■ Written request
Quote only the lines from the top of the listing below down to and including the line with "direction='in', length=6, width=1.3)".

■ Data excerpt

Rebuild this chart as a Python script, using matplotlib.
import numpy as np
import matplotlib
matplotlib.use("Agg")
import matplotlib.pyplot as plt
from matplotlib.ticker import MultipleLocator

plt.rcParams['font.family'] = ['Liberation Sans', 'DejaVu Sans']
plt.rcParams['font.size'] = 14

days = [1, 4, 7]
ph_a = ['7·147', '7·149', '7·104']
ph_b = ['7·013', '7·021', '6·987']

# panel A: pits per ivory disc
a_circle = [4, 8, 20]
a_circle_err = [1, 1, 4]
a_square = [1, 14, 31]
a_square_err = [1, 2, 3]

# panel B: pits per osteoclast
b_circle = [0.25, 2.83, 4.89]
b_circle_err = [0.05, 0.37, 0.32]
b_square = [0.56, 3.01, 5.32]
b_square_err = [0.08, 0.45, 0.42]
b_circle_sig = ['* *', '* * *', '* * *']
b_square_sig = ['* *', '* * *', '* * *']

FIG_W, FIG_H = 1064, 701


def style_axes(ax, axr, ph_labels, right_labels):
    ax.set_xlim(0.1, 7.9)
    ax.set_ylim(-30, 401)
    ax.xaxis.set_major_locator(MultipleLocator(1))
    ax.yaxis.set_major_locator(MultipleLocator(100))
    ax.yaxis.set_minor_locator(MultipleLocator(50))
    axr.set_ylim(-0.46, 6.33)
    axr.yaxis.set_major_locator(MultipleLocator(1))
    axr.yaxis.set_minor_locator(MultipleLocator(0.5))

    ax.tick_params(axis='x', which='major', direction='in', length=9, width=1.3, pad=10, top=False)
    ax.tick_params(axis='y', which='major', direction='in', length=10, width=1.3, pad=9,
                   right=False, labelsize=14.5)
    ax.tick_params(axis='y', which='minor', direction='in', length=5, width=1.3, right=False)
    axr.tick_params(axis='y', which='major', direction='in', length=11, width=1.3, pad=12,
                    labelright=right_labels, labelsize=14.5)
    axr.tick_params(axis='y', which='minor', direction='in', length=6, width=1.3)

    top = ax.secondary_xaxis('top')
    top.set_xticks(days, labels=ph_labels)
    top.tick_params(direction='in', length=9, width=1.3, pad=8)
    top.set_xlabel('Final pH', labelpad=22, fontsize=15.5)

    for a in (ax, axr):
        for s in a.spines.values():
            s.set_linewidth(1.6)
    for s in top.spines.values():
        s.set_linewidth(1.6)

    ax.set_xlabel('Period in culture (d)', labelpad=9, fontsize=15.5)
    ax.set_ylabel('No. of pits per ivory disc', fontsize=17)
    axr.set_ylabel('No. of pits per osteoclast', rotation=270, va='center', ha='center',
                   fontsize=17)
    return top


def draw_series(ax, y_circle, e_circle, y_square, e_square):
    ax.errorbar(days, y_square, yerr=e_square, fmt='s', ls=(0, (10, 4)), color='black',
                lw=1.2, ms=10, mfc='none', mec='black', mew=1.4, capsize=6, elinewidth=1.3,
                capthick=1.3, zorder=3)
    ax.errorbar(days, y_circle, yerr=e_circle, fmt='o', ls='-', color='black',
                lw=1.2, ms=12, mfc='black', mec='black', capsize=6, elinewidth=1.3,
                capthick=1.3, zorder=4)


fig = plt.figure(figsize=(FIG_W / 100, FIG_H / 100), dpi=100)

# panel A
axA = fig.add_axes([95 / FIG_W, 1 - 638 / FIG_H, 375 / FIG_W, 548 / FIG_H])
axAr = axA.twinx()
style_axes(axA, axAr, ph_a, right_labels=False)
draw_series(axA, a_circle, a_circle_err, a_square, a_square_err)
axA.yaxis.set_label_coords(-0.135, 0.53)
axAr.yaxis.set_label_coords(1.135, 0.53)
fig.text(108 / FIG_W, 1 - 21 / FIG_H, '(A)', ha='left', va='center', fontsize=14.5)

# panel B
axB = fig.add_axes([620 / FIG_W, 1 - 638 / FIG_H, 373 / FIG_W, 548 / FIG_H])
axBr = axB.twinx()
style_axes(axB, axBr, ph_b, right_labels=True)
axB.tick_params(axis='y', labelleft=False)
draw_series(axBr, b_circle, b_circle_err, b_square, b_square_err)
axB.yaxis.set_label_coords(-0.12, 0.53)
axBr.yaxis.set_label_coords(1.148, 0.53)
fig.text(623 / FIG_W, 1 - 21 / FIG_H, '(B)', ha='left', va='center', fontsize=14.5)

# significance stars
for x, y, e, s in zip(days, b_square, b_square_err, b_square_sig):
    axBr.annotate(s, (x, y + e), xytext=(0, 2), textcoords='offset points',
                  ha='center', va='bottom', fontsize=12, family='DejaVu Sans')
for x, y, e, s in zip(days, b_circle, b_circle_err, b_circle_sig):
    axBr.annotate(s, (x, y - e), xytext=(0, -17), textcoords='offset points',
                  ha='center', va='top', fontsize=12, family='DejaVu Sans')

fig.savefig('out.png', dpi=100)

■ Solved exercise
Rebuild this chart as a Python script, using matplotlib.
import numpy as np
import matplotlib
matplotlib.use("Agg")
import matplotlib.pyplot as plt
from matplotlib.ticker import MultipleLocator

plt.rcParams['font.family'] = ['Liberation Sans', 'DejaVu Sans']
plt.rcParams['font.size'] = 14

days = [1, 4, 7]
ph_a = ['7·147', '7·149', '7·104']
ph_b = ['7·013', '7·021', '6·987']

# panel A: pits per ivory disc
a_circle = [4, 8, 20]
a_circle_err = [1, 1, 4]
a_square = [1, 14, 31]
a_square_err = [1, 2, 3]

# panel B: pits per osteoclast
b_circle = [0.25, 2.83, 4.89]
b_circle_err = [0.05, 0.37, 0.32]
b_square = [0.56, 3.01, 5.32]
b_square_err = [0.08, 0.45, 0.42]
b_circle_sig = ['* *', '* * *', '* * *']
b_square_sig = ['* *', '* * *', '* * *']

FIG_W, FIG_H = 1064, 701


def style_axes(ax, axr, ph_labels, right_labels):
    ax.set_xlim(0.1, 7.9)
    ax.set_ylim(-30, 401)
    ax.xaxis.set_major_locator(MultipleLocator(1))
    ax.yaxis.set_major_locator(MultipleLocator(100))
    ax.yaxis.set_minor_locator(MultipleLocator(50))
    axr.set_ylim(-0.46, 6.33)
    axr.yaxis.set_major_locator(MultipleLocator(1))
    axr.yaxis.set_minor_locator(MultipleLocator(0.5))

    ax.tick_params(axis='x', which='major', direction='in', length=9, width=1.3, pad=10, top=False)
    ax.tick_params(axis='y', which='major', direction='in', length=10, width=1.3, pad=9,
                   right=False, labelsize=14.5)
    ax.tick_params(axis='y', which='minor', direction='in', length=5, width=1.3, right=False)
    axr.tick_params(axis='y', which='major', direction='in', length=11, width=1.3, pad=12,
                    labelright=right_labels, labelsize=14.5)
    axr.tick_params(axis='y', which='minor', direction='in', length=6, width=1.3)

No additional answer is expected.